Real-Time [STUCK] Thread Analysis
With JVMD there are two real use cases for stuck thread analysis. If you get notified about a stuck thread in real-time (via email, etc) then you can perform a real-time stuck thread analysis. Alternatively, if you are investigating a thread that was stuck in the past but is not present any more, then you can perform a historical stuck thread analysis. In either case the first thing to do is to navigate to the JVM (or JVM pool) where the thread is stuck. We do this by clicking on Targets -> Middleware as shown
From here we can filter the list of targets by target type or by target name. Your most recent filter request will be remembered the next time you visit the page. Select the Target Type of JVM to see all of the JVM targets.
Pick the JVM for the Weblogic server which is having the stuck thread issues and click on it. This will take you to the target home page. Click the button at the top that says “Live Thread Analysis”. Type the word "stuck" into the thread name search box and click on the arrow to filter the table. Now you should see all the stuck threads. In this case we can see a thread that is stuck in the “Network Wait” state. It is stuck on line 358 in function writeBuffer() of OutputRecord.java which is in package com.sun.ssl.internal.ssl which makes it clear that this stuck thread has made an SSL call and the remote server has not responded in a reasonable amount of time so the client thread is stuck.
Here is another example of stuck threads, this time in the “DB Wait” state. Notice how the tool tip over the SQL ID field shows the SQL being executed. Click on it to view longer SQL statements. Also try clicking on the DB Wait link which takes you directly to this specific database session in the Oracle Database Diagnostics section of EM for further analysis. The columns displayed are controlled by “View” drop-down menu. Here we added the “User” column to show the logged in user who executed the request.
Historical [STUCK] Thread Analysis
In order to start historical stuck thread analysis you need to navigate to the JVM target home page in the same way as discussed in the real-time section. From the target home page clicking on the “JVM Performance Diagnostics” button at the top of the page. On the performance diagnostics page you can filter the data to make it more relevant to your task. The first filter to apply is of time. If you know the exact time you can use the “Edit Date and Time” button to specify it as shown.

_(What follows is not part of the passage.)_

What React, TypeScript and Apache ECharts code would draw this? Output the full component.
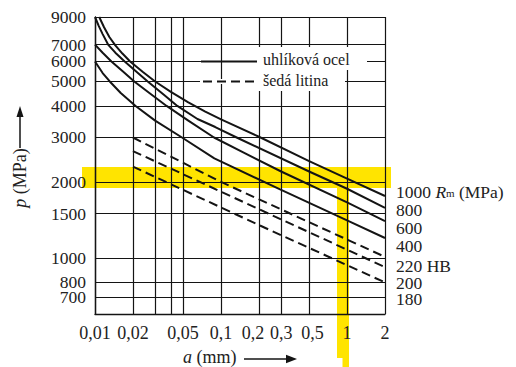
import React, { useEffect, useRef } from "react";
import * as echarts from "echarts";

// axis ticks
const xGridTicks = [0.01, 0.02, 0.03, 0.04, 0.05, 0.1, 0.2, 0.3, 0.5, 1, 2];
const xLabelTicks = [0.01, 0.02, 0.05, 0.1, 0.2, 0.3, 0.5, 1, 2];
const yGridTicks = [700, 800, 1000, 1500, 2000, 3000, 4000, 5000, 6000, 7000, 9000];
const yLabelTicks = [800, 1000, 1500, 2000, 3000, 4000, 5000, 6000, 7000, 9000];
const yLabelTicksLow = [700];

// carbon steel (uhlíková ocel), Rm in MPa: [a (mm), p (MPa)]
const steelRm1000 = [
  [0.0108, 9000], [0.0118, 8200], [0.013, 7500], [0.0145, 6950], [0.0165, 6450], [0.019, 6000],
  [0.024, 5450], [0.03, 5000], [0.04, 4550], [0.055, 4130], [0.075, 3800], [0.1, 3540],
  [0.2, 3020], [0.5, 2420], [1, 2060], [2, 1760],
];
const steelRm800 = [
  [0.01, 9000], [0.0107, 8300], [0.0115, 7700], [0.0127, 7000], [0.0145, 6500], [0.0172, 6000],
  [0.021, 5500], [0.0262, 5000], [0.035, 4440], [0.045, 4000], [0.065, 3550], [0.09, 3300],
  [0.133, 3000], [0.5, 2200], [1, 1880], [2, 1580],
];
const steelRm600 = [
  [0.01, 7000], [0.0115, 6500], [0.0135, 6000], [0.0165, 5500], [0.0205, 5000], [0.027, 4500],
  [0.037, 4000], [0.055, 3500], [0.088, 3000], [0.15, 2620], [0.3, 2200], [1, 1660], [2, 1400],
];
const steelRm400 = [
  [0.01, 6000], [0.0115, 5400], [0.0131, 5000], [0.016, 4500], [0.021, 4000], [0.03, 3500],
  [0.049, 3000], [0.0885, 2480], [0.3, 1860], [1, 1410], [2, 1200],
];

// grey cast iron (šedá litina), HB
const ironHB220 = [[0.02, 3000], [0.1, 2000], [2, 1010]];
const ironHB200 = [[0.02, 2650], [0.2, 1560], [2, 920]];
const ironHB180 = [[0.02, 2300], [0.2, 1350], [2, 800]];

const FONT = "'Liberation Serif', 'Times New Roman', serif";
const INK = "#141414";
const TXT = "#222";
const YELLOW = "#FFE400";

function fmt(v: number) {
  return String(Number(Number(v).toPrecision(6))).replace(".", ",");
}

export default function App() {
  const ref = useRef<HTMLDivElement>(null);
  useEffect(() => {
    if (!ref.current) return;
    const chart = echarts.init(ref.current, undefined, { renderer: "svg" });
    const curve = (name: string, data: number[][], dash: boolean) => ({
      name,
      type: "line",
      data,
      xAxisIndex: 0,
      yAxisIndex: 0,
      showSymbol: false,
      symbol: "none",
      smooth: false,
      silent: true,
      lineStyle: dash ? { color: INK, width: 2, type: [9, 5] } : { color: INK, width: 2, join: "round" },
      z: 2,
    });
    const rightLabel = (y: number, text: string) => ({
      type: "text",
      x: 396,
      y,
      z: 4,
      silent: true,
      style: {
        text,
        fontSize: 17.5,
        fontFamily: FONT,
        fill: TXT,
        align: "left",
        verticalAlign: "middle",
        lineHeight: 13,
        rich: {
          i: { fontStyle: "italic", fontSize: 17.5, fontFamily: FONT, fill: TXT, lineHeight: 13 },
          s: { fontSize: 11, fontFamily: FONT, fill: TXT, lineHeight: 5, verticalAlign: "bottom" },
        },
      },
    });
    const tickRich = {
      l: { fontSize: 18, fontFamily: FONT, color: TXT, padding: [0, 12, 0, 0] },
      r: { fontSize: 18, fontFamily: FONT, color: TXT, padding: [0, 0, 0, 7] },
    };
    const yLabelStyle = {
      hideOverlap: false,
      showMinLabel: true,
      showMaxLabel: true,
      formatter: (v: number) => fmt(v),
      fontSize: 17.5,
      lineHeight: 12,
      fontFamily: FONT,
      color: TXT,
      margin: 9,
    };
    chart.setOption({
      animation: false,
      backgroundColor: "#fff",
      textStyle: { fontFamily: FONT },
      grid: { left: 95, right: 131, top: 17, bottom: 53, containLabel: false, outerBoundsMode: "none" },
      xAxis: {
        type: "log",
        logBase: 10,
        min: 0.01,
        max: 2,
        axisLine: { show: true, onZero: false, lineStyle: { color: INK, width: 1.4 } },
        axisTick: { show: false, customValues: xGridTicks },
        axisLabel: {
          customValues: xLabelTicks,
          hideOverlap: false,
          showMinLabel: true,
          showMaxLabel: true,
          formatter: (v: number) => {
            const s = fmt(v);
            if (Math.abs(v - 0.2) < 1e-9) return "{l|" + s + "}";
            if (Math.abs(v - 0.5) < 1e-9) return "{r|" + s + "}";
            return s;
          },
          rich: tickRich,
          fontSize: 18,
          fontFamily: FONT,
          color: TXT,
          margin: 10,
        },
        splitLine: { show: true, lineStyle: { color: INK, width: 1.2 } },
      },
      yAxis: [
        {
          type: "log",
          logBase: 10,
          min: 600,
          max: 9000,
          position: "left",
          axisLine: { show: true, onZero: false, lineStyle: { color: INK, width: 1.4 } },
          axisTick: { show: false, customValues: yGridTicks },
          axisLabel: { ...yLabelStyle, customValues: yLabelTicks },
          splitLine: { show: true, lineStyle: { color: INK, width: 1.2 } },
        },
        {
          type: "log",
          logBase: 10,
          min: 600,
          max: 9000,
          position: "left",
          offset: 0,
          axisLine: { show: false },
          axisTick: { show: false, customValues: yLabelTicksLow },
          axisLabel: { ...yLabelStyle, customValues: yLabelTicksLow },
          splitLine: { show: false },
        },
      ],
      series: [
        curve("Rm 1000", steelRm1000, false),
        curve("Rm 800", steelRm800, false),
        curve("Rm 600", steelRm600, false),
        curve("Rm 400", steelRm400, false),
        curve("HB 220", ironHB220, true),
        curve("HB 200", ironHB200, true),
        curve("HB 180", ironHB180, true),
      ],
      graphic: [
        // yellow highlight
        { type: "rect", z: -1, silent: true, shape: { x: 82, y: 167, width: 309, height: 21 }, style: { fill: YELLOW } },
        { type: "rect", z: -1, silent: true, shape: { x: 337, y: 188, width: 12, height: 170 }, style: { fill: YELLOW } },
        { type: "rect", z: -1, silent: true, shape: { x: 342.5, y: 357, width: 6.5, height: 10 }, style: { fill: YELLOW } },
        // legend box
        { type: "rect", z: 3, silent: true, shape: { x: 257, y: 47, width: 110, height: 23 }, style: { fill: "#fff" } },
        { type: "rect", z: 3, silent: true, shape: { x: 257, y: 70, width: 88, height: 21 }, style: { fill: "#fff" } },
        { type: "rect", z: 3, silent: true, shape: { x: 200, y: 79, width: 57, height: 5 }, style: { fill: "#fff" } },
        { type: "line", z: 4, silent: true, shape: { x1: 201, y1: 61.5, x2: 257, y2: 61.5 }, style: { stroke: INK, lineWidth: 2 } },
        { type: "line", z: 4, silent: true, shape: { x1: 203, y1: 81.5, x2: 257, y2: 81.5 }, style: { stroke: INK, lineWidth: 2, lineDash: [9, 5] } },
        { type: "text", z: 4, silent: true, x: 263, y: 59, style: { text: "uhlíková ocel", fontSize: 16, fontFamily: FONT, fill: TXT, align: "left", verticalAlign: "middle" } },
        { type: "text", z: 4, silent: true, x: 263, y: 80, style: { text: "šedá litina", fontSize: 16, fontFamily: FONT, fill: TXT, align: "left", verticalAlign: "middle" } },
        // right labels
        rightLabel(191.5, "1000 {i|R}{s|m} (MPa)"),
        rightLabel(210, "800"),
        rightLabel(228, "600"),
        rightLabel(246, "400"),
        rightLabel(266, "220 HB"),
        rightLabel(283, "200"),
        rightLabel(298.5, "180"),
        // y axis title
        {
          type: "text",
          z: 4,
          silent: true,
          x: 20,
          y: 178,
          rotation: Math.PI / 2,
          style: {
            text: "{i|p} (MPa)",
            fontSize: 18,
            fontFamily: FONT,
            fill: TXT,
            align: "center",
            verticalAlign: "middle",
            rich: { i: { fontStyle: "italic", fontSize: 18, fontFamily: FONT, fill: TXT } },
          },
        },
        { type: "line", z: 4, silent: true, shape: { x1: 20, y1: 148, x2: 20, y2: 114 }, style: { stroke: INK, lineWidth: 1.5 } },
        { type: "polygon", z: 4, silent: true, shape: { points: [[20, 106], [16.5, 117], [23.5, 117]] }, style: { fill: INK } },
        // x axis title
        {
          type: "text",
          z: 4,
          silent: true,
          x: 183,
          y: 357,
          style: {
            text: "{i|a} (mm)",
            fontSize: 18,
            lineHeight: 16,
            fontFamily: FONT,
            fill: TXT,
            align: "left",
            verticalAlign: "middle",
            rich: { i: { fontStyle: "italic", fontSize: 18, lineHeight: 16, fontFamily: FONT, fill: TXT } },
          },
        },
        { type: "line", z: 4, silent: true, shape: { x1: 244, y1: 359, x2: 288, y2: 359 }, style: { stroke: INK, lineWidth: 1.5 } },
        { type: "polygon", z: 4, silent: true, shape: { points: [[297, 359], [286, 354.8], [286, 363.2]] }, style: { fill: INK } },
      ],
    });
    return () => chart.dispose();
  }, []);
  return <div ref={ref} style={{ position: "absolute", left: 0, top: 0, width: 516, height: 367 }} />;
}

Otherwise use the handy shortcut links for Day, 1 Hours, 1 Hour or 15 Minutes as needed.
The next thing to filter is the Thread Name. Expand the filter options region if necessary and add the Thread Name filter to be “[STUCK]*” so you only see threads whose name starts with [STUCK]
Below the filter region the “General” tab will show you the Thread States, Top Requests, Top Methods, Top SQLs, Top DB Wait Events and Top Databases – only for the filtered data i.e. for only threads that are stuck. Try clicking on method names to see the call stack for the method. The charts are all interactive and fetch additional data about the item clicked.
If you want to find a specific thread move from the “General” tab over to the “Threads” tab. This is fine grained data with each sample and state transition visible. You can click on any sample to view it in the sample analyzer which should look familiar to you if you saw the threads in real-time. Details about SQLs, Wait states, etc are all available here also along with the complete call stack which can also be exported to a CSV file.
In conclusion, we can see the JVMD provides a rich set of additional details which are only a mouse click away that help you to diagnose the root causes of your stuck threads.
NOTE: Many of the screen shots taken here are using testing & debug code, which deliberately tries to create stuck threads. This does not and should not reflect on the nature of any Oracle products being shipped to customers.